The west has held IP leadership in the technology space since the age of the mainframe. In hostile times, that has provided advantages in targeting, secure communications, and significant advantages in manufacturing capacity. Until recently, the West’s dominance has been challenged in some areas like consumer electronics which Japan took over, and automotive where Asia has been steadily eclipsing the West. Particularly troubling has been the erosion of manufacturing capacity which is currently contributing significantly to the shortages caused by the pandemic and Russia/Ukraine conflict. 

But with the latest technological move to the cloud, which again puts communications technologies on the critical path, China is moving aggressively to own the related standards and to use its authoritarian government to eventually dominate communications technology.
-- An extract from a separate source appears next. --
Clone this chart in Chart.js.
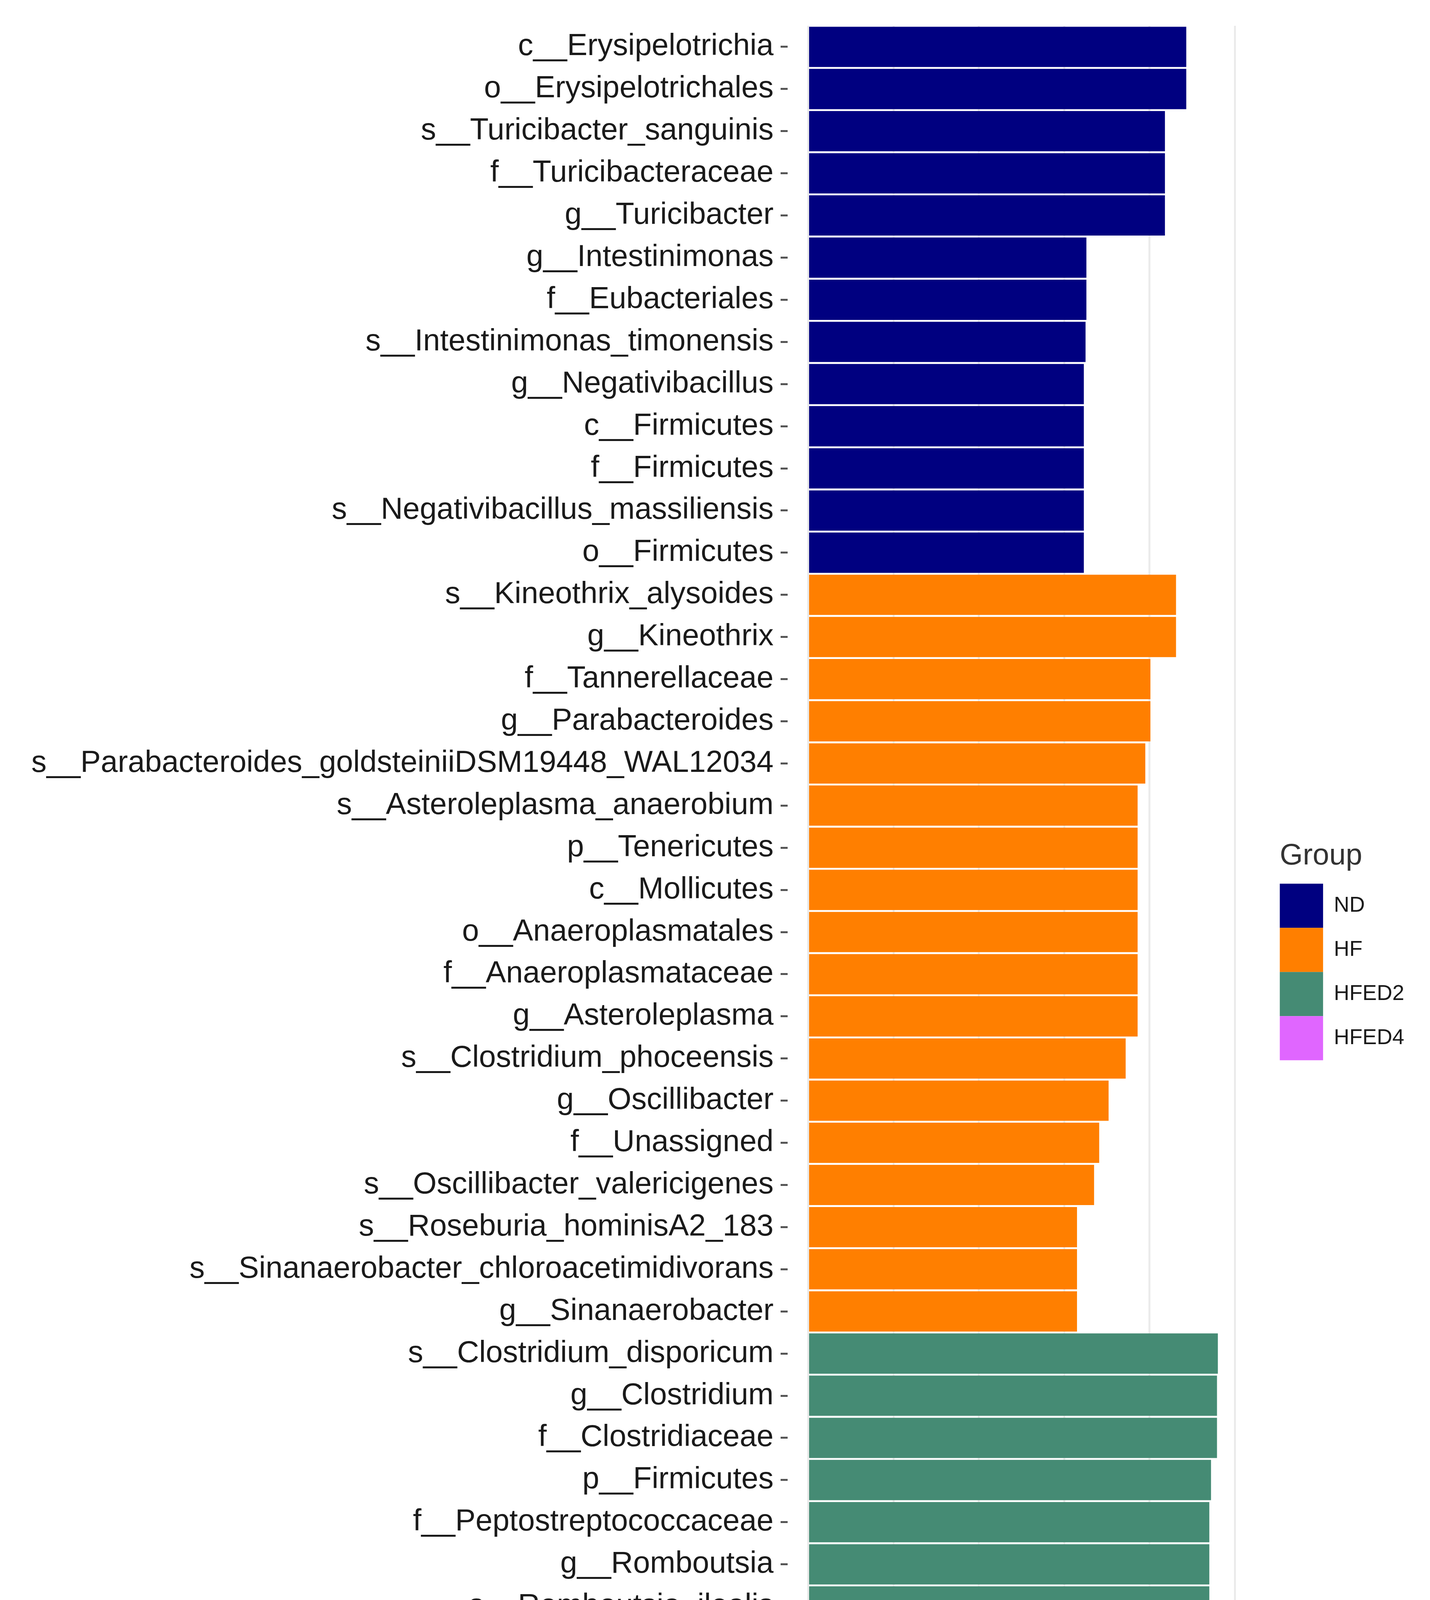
<!DOCTYPE html>
<html>
<head>
<meta charset="utf-8">
<script src="https://cdn.jsdelivr.net/npm/chart.js@4.4.1/dist/chart.umd.min.js"></script>
<style>
  html, body { margin: 0; padding: 0; background: #ffffff; }
  #wrap { width: 3662px; height: 5063px; }
</style>
</head>
<body>
<div id="wrap"><canvas id="ldaChart" width="3662" height="5063"></canvas></div>
<script>
// groups and their colours
const groupNames = ['ND', 'HF', 'HFED2', 'HFED4'];
const groupColors = ['#000080', '#FF7F00', '#458B74', '#E066FF'];

// ND
const ndLabels = ['c__Erysipelotrichia', 'o__Erysipelotrichales', 's__Turicibacter_sanguinis', 'f__Turicibacteraceae',
    'g__Turicibacter', 'g__Intestinimonas', 'f__Eubacteriales', 's__Intestinimonas_timonensis', 'g__Negativibacillus',
    'c__Firmicutes', 'f__Firmicutes', 's__Negativibacillus_massiliensis', 'o__Firmicutes'];
const ndScores = [4.43, 4.43, 4.18, 4.18, 4.18, 3.26, 3.26, 3.25, 3.23, 3.23, 3.23, 3.23, 3.23];

// HF
const hfLabels = ['s__Kineothrix_alysoides', 'g__Kineothrix', 'f__Tannerellaceae', 'g__Parabacteroides',
    's__Parabacteroides_goldsteiniiDSM19448_WAL12034', 's__Asteroleplasma_anaerobium', 'p__Tenericutes', 'c__Mollicutes',
    'o__Anaeroplasmatales', 'f__Anaeroplasmataceae', 'g__Asteroleplasma', 's__Clostridium_phoceensis', 'g__Oscillibacter',
    'f__Unassigned', 's__Oscillibacter_valericigenes', 's__Roseburia_hominisA2_183',
    's__Sinanaerobacter_chloroacetimidivorans', 'g__Sinanaerobacter'];
const hfScores = [4.31, 4.31, 4.01, 4.01, 3.95, 3.86, 3.86, 3.86, 3.86, 3.86, 3.86, 3.72, 3.52, 3.41, 3.35, 3.15, 3.15, 3.15];

// HFED2
const hfed2Labels = ['s__Clostridium_disporicum', 'g__Clostridium', 'f__Clostridiaceae', 'p__Firmicutes',
    'f__Peptostreptococcaceae', 'g__Romboutsia', 's__Romboutsia_ilealis', 's__Alistipes_senegalensisJC50',
    's__Clostridium_saudiense'];
const hfed2Scores = [4.80, 4.79, 4.79, 4.72, 4.70, 4.70, 4.70, 3.86, 3.41];

// HFED4
const hfed4Labels = ['s__Anaerobacterium_chartisolvens', 'g__Anaerobacterium', 'g__Faecalicatena', 's__Faecalicatena_contorta'];
const hfed4Scores = [3.83, 3.83, 3.41, 3.41];

// x axis
const xTicks = [0, 1, 2, 3, 4, 5];
const xMin = -0.24;
const xMax = 5.04;

const groupLabels = [ndLabels, hfLabels, hfed2Labels, hfed4Labels];
const groupScores = [ndScores, hfScores, hfed2Scores, hfed4Scores];
const allLabels = [].concat(...groupLabels);

const datasets = groupNames.map(function (name, g) {
    return {
        label: name,
        data: groupLabels[g].map(function (lab, i) { return { x: groupScores[g][i], y: lab }; }),
        backgroundColor: groupColors[g],
        borderWidth: 0,
        barPercentage: 0.955,
        categoryPercentage: 1.0,
        grouped: false
    };
});

const fontFamily = '"Liberation Sans", Arial, sans-serif';

const ctx = document.getElementById('ldaChart').getContext('2d');
const ldaChart = new Chart(ctx, {
    type: 'bar',
    data: {
        labels: allLabels,
        datasets: datasets
    },
    options: {
        indexAxis: 'y',
        responsive: false,
        devicePixelRatio: 1,
        animation: false,
        layout: {
            padding: { top: 66, right: 56, bottom: 0, left: 0 }
        },
        plugins: {
            tooltip: { enabled: false },
            legend: {
                position: 'right',
                align: 'start',
                labels: {
                    boxWidth: 111,
                    boxHeight: 113,
                    padding: 0,
                    color: '#1a1a1a',
                    font: { family: fontFamily, size: 55 }
                },
                title: {
                    display: true,
                    text: 'Group',
                    position: 'start',
                    color: '#333333',
                    font: { family: fontFamily, size: 76, lineHeight: 1.2 },
                    padding: { top: 2088, bottom: 17 }
                }
            }
        },
        scales: {
            x: {
                type: 'linear',
                min: xMin,
                max: xMax,
                afterBuildTicks: function (axis) {
                    axis.ticks = xTicks.map(function (v) { return { value: v }; });
                },
                afterFit: function (axis) { axis.height = 249; },
                grid: {
                    color: '#ebebeb',
                    lineWidth: 5,
                    drawTicks: true,
                    tickLength: 20,
                    tickColor: '#4d4d4d',
                    tickWidth: 5
                },
                border: { display: true, color: '#a3a3a3', width: 6 },
                ticks: {
                    color: '#4d4d4d',
                    padding: 4,
                    font: { family: fontFamily, size: 64 }
                },
                title: {
                    display: true,
                    text: 'LDA score',
                    color: '#000000',
                    font: { family: fontFamily, size: 112, lineHeight: 1.2 },
                    padding: { top: 0, bottom: 30 }
                }
            },
            y: {
                type: 'category',
                offset: true,
                afterFit: function (axis) { axis.width = 2017; },
                grid: {
                    offset: false,
                    drawOnChartArea: false,
                    drawTicks: true,
                    tickLength: 18,
                    tickColor: '#555555',
                    tickWidth: 5
                },
                border: { display: false },
                ticks: {
                    autoSkip: false,
                    color: '#1a1a1a',
                    padding: 18,
                    font: { family: fontFamily, size: 78 }
                }
            },
            // empty space between the panel and the legend
            gap: {
                type: 'linear',
                position: 'right',
                display: true,
                afterFit: function (axis) { axis.width = 106; },
                grid: { display: false },
                border: { display: false },
                ticks: { display: false }
            }
        }
    }
});
</script>
</body>
</html>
Right now, 5G is secure thanks to Qualcomm but, unless something changes, 6G could be owned by China, creating potentially massive security and communications problems for the West and particularly the U.S. 

China’s government understands better than most Western governments that communications technology, or more accurately the control over it, could well define future battlefields regardless of whether the battles are fought with weapons or through the control and monitoring of communications. 

The West and particularly the U.S. are falling behind China

As we have moved between the distinct phases of development in the technology market, interest and focus have shifted rather significantly. Initially, it was all about the mainframe. Everything was a service. Thanks to IBM, the west dominated with both hardware and software supplying significant advantages in terms of education and efficiency. Then we moved to PC computing, and while manufacturing moved mostly to Asia, the West held the IP. The next move was to the cloud. While that march was led by companies like Google and Yahoo from the West, Eastern powerhouses like Tencent and Alibaba have risen to be comparable. 

As a result of this rise in power, China can credibly argue they are near parity with the U.S. in terms of cloud technology and, on the communications side, Huawei, with its focus on end-to-end solutions and low-cost cellular tower technology, has become a significant threat to U.S. sales and IP dominance. And China is not exactly the poster child partner for any Western company given its support for Russia’s invasion of Ukraine and a ramp up of its plan to invade Taiwan. 

As a result, it has never been more critical that the West, and particularly the U.S., assure that no hostile government gains control over the standards for any widespread communications technology. 

Qualcomm’s critical role

Qualcomm is a unique company in that it is more focused on licensing its technology than selling products based on it. Most companies, particularly companies focused on hardware, are not known for licensing and, if they do, they are not particularly good at it. 

Licensing is a core competence of Qualcomm’s model, and, by licensing, Qualcomm enables smaller companies all over the world to better compete with large companies like Apple that remain focused on their own proprietary models. This is one of the reasons why Apple tried to cripple Qualcomm a few years back. If Apple could have crippled or killed Qualcomm, it could have wiped out many of Qualcomm’s licensees removing much of the competition Apple currently faces in the market. But at least Apple is a Western company. What if the attack had been from an Eastern company or government and Qualcomm had been unable to defend? Then the West would be looking at a dire situation where the company, and country, that prevailed was potentially able to monitor and change communications globally. 

Wrapping up: The war we are not talking about

This is the war we aren’t talking about, the one that is increasingly shifting from 5G to 6G and could represent, if lost, a massive shift in influence and power from the U.S. to China and put the world at a higher risk of not only enabling another war but stacking the deck so the West has a massively increased chance of losing.  

China’s government clearly understands the risks and rewards of these moves, but the U.S. and West appear distracted. This distraction increasingly assures a future where China could build on its manufacturing dominance by gaining IP leadership as well, putting the U.S. and the West on their back foot and vulnerable to Chinese aggression. This would not only help assure China’s victory in a conflict but embolden the country to start that conflict.

In short, not only is Qualcomm critical to assuring the security of the world’s communications, but it may also be critical to preventing the next global conflict.